Humanity agrees on the reality of the need for food and shelter, yet some live in tents, others in palaces. Tastes in foods range from a vegetarian diet of rice and lentils, to the appetite for raw meat.

Can we alter and affect our realities? Why not? The religious fanatics, too, tired of persecution packed their bags and set off to create their own lifestyle. Meanwhile, countless drug addicts and smokers stay where they are while travelling on the wings of their drug induced realities. Political and religious beliefs can become so strong that one nation or creed is forever trying to impose its version of reality to another. The more sophisticated a culture becomes, the more varied and numerous are the realities it can contain.

The question is, must we take drugs or be a millionaire to create our own reality?

There is no need because we are already in a position to do it. We can create our lives once we begin to take back our personal power and to assume responsibility for ourselves. Then, we automatically and spontaneously begin the process. And, we are in a position to do this right now: we have the tools, the know-how; in fact everything is poised at the ready. All it takes is a bit of courage to admit to ourselves that it is possible, and the willingness to experiment with our daily lives.

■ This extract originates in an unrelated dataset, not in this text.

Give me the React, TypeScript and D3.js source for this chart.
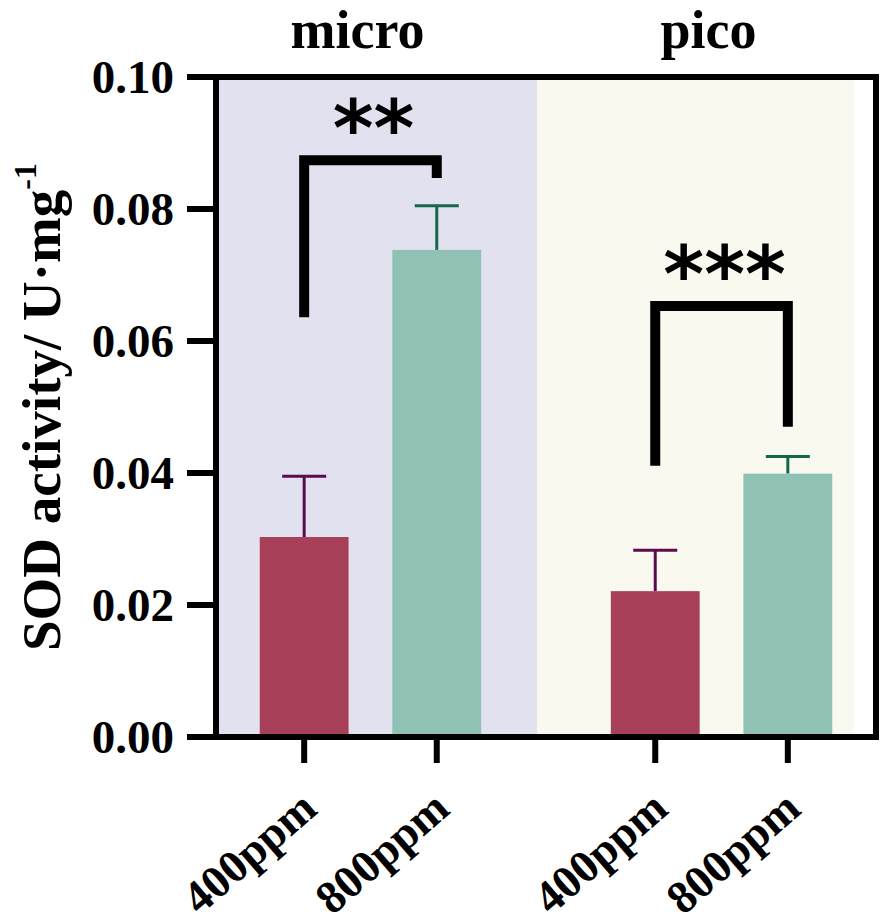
import React from 'react';
import * as d3 from 'd3';

// values
const groups = ['micro', 'pico'];
const doses = ['400ppm', '800ppm'];
const means = [
  [0.0303, 0.0738],
  [0.0221, 0.0399],
];
const errors = [
  [0.0092, 0.0067],
  [0.0062, 0.0026],
];
const yTicks = [0, 0.02, 0.04, 0.06, 0.08, 0.1];
// significance brackets: top of bracket, lower end of left leg, lower end of right leg
const sigLabels = ['**', '***'];
const sigTop = [0.0874, 0.0653];
const sigLeft = [0.0636, 0.0411];
const sigRight = [0.0847, 0.047];

const W = 886;
const H = 923;
const left = 216;
const right = 876;
const top = 77;
const bottom = 737;

const barFill = ['#a8405a', '#8fc2b5'];
const errColor = ['#5a0c4e', '#13684a'];
const panelFill = ['#e2e1ef', '#f9f9f0'];
const serif = '"Liberation Serif", "Times New Roman", serif';

const App: React.FC = () => {
  const x0 = d3.scaleBand<string>().domain(groups).range([left, right]).paddingInner(0.12).paddingOuter(0);
  const x1 = d3.scaleBand<string>().domain(doses).range([0, x0.bandwidth()]).padding(0.33);
  const y = d3.scaleLinear().domain([0, 0.1]).range([bottom, top]);

  const panelEdges = [left + 3, x0('pico')! - 30, right - 22];

  return (
    <svg width={W} height={H} style={{ position: 'absolute', left: 0, top: 0, background: '#fff' }}>
      {/* group backgrounds */}
      {groups.map((g, i) => (
        <rect key={g} x={panelEdges[i]} y={top + 3} width={panelEdges[i + 1] - panelEdges[i]}
          height={bottom - top - 6} fill={panelFill[i]} />
      ))}

      {/* bars and error bars */}
      {groups.map((g, gi) =>
        doses.map((d, di) => {
          const bx = x0(g)! + x1(d)!;
          const cx = bx + x1.bandwidth() / 2;
          const v = means[gi][di];
          const e = errors[gi][di];
          return (
            <g key={g + d}>
              <line x1={cx} x2={cx} y1={y(v)} y2={y(v + e)} stroke={errColor[di]} strokeWidth={3} />
              <line x1={cx - 22} x2={cx + 22} y1={y(v + e)} y2={y(v + e)} stroke={errColor[di]} strokeWidth={3} />
              <rect x={bx} y={y(v)} width={x1.bandwidth()} height={y(0) - y(v)} fill={barFill[di]} />
            </g>
          );
        })
      )}

      {/* significance brackets */}
      {groups.map((g, gi) => {
        const xa = x0(g)! + x1(doses[0])! + x1.bandwidth() / 2;
        const xb = x0(g)! + x1(doses[1])! + x1.bandwidth() / 2;
        const path = `M${xa},${y(sigLeft[gi])}V${y(sigTop[gi])}H${xb}V${y(sigRight[gi])}`;
        return (
          <g key={'sig' + g}>
            <path d={path} fill="none" stroke="#000" strokeWidth={10} strokeLinejoin="miter" />
            <text x={(xa + xb) / 2 + 3} y={y(sigTop[gi]) - 4} textAnchor="middle"
              fontFamily='"DejaVu Sans", sans-serif' fontWeight="bold" fontSize={78}>
              {sigLabels[gi]}
            </text>
          </g>
        );
      })}

      {/* frame */}
      <rect x={left} y={top} width={right - left} height={bottom - top} fill="none" stroke="#000" strokeWidth={6} />

      {/* y axis ticks and labels */}
      {yTicks.map((t) => (
        <g key={t}>
          <line x1={left - 29} x2={left} y1={y(t)} y2={y(t)} stroke="#000" strokeWidth={6} />
          <text x={174} y={y(t)} dy="0.35em" textAnchor="end" fontFamily={serif} fontWeight="bold" fontSize={47}>
            {d3.format('.2f')(t)}
          </text>
        </g>
      ))}

      {/* x axis ticks and labels */}
      {groups.map((g) =>
        doses.map((d) => {
          const cx = x0(g)! + x1(d)! + x1.bandwidth() / 2;
          return (
            <g key={'xt' + g + d}>
              <line x1={cx} x2={cx} y1={bottom} y2={bottom + 26} stroke="#000" strokeWidth={6} />
              <text transform={`translate(${cx + 15},${bottom + 75}) rotate(-41)`} textAnchor="end"
                fontFamily={serif} fontWeight="bold" fontSize={46}>
                {d}
              </text>
            </g>
          );
        })
      )}

      {/* group titles */}
      {groups.map((g) => (
        <text key={'t' + g} x={x0(g)! + x0.bandwidth() / 2 - 13} y={48} textAnchor="middle"
          fontFamily={serif} fontWeight="bold" fontSize={54}>
          {g}
        </text>
      ))}

      {/* y axis title */}
      <text transform={`translate(60,${(top + bottom) / 2}) rotate(-90)`} textAnchor="middle"
        fontFamily={serif} fontWeight="bold" fontSize={55}>
        SOD activity/ U·mg<tspan dy={-24} fontSize={32}>-1</tspan>
      </text>
    </svg>
  );
};

export default App;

The preliminary task is to take stock of where we are right now. As every gardener knows, we prepare the soil before we plant the seeds. Through an honest self appraisal, free of criticism and judgement, we get in touch with where we are with ourselves.

Let’s say we are serving five to ten years in prison. Now, there are certain restrictions imposed on us from the beginning. If our reaction is to say that we can do nothing that we want to do until we are released, then that becomes our reality. By accepting and taking responsibility for what has happened in the past to get us into the situation we are in now, we begin to take steps to create a new present situation for ourselves from which we can emerge in a fresh way. Serving time is an expression used by prisoners but it could well be one, many of us use to describe areas of our lives we conduct unwillingly.

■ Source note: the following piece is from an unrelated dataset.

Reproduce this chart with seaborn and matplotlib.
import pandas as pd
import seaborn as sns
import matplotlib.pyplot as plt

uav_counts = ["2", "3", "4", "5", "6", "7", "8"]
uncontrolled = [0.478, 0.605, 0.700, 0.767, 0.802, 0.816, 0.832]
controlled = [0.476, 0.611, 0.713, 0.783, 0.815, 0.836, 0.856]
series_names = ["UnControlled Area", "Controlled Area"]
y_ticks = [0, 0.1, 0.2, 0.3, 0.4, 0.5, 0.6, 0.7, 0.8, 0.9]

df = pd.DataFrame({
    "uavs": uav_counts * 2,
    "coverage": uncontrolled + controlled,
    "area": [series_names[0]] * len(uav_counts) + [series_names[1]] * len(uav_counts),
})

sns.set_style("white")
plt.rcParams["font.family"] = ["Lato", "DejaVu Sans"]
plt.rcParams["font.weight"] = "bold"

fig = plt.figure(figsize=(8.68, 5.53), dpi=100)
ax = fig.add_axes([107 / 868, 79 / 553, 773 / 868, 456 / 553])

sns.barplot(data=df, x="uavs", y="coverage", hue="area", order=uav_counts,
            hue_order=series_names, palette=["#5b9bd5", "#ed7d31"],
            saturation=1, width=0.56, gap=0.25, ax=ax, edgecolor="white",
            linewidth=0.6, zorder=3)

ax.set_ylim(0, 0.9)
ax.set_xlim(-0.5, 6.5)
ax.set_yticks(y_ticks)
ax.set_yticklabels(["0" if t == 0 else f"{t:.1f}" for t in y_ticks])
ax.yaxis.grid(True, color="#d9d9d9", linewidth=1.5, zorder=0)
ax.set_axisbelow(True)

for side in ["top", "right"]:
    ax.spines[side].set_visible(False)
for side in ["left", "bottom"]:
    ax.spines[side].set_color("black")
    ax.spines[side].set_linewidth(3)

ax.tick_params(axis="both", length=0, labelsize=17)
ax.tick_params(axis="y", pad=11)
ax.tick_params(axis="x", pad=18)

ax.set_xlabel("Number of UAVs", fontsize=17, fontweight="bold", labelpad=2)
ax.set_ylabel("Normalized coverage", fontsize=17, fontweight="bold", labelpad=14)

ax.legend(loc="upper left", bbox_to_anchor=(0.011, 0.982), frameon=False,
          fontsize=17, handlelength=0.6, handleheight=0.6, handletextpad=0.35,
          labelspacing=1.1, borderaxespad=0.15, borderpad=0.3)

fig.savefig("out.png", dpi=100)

We serve time with our colleagues, dealers and workers in order to be free with our husbands, wives and children. Or vice versa, we serve time with our families in order to be free with our lovers, friends, sailboats, or drinking companions. For none of us enjoy total freedom in every sense of word though the extent to which we inhabit personal prisons may be less obvious than it is to those in jail. We are talking here about the same freedom frequently referred to by mystics: one that is of an inner nature, unaffected by the external circumstance.

It is the freedom we can all work and strive towards, no matter what our external situation is. Even inside actual prison, a man who creates his own reality is free. And, even the most free and richest man can be slave to all that happens to him.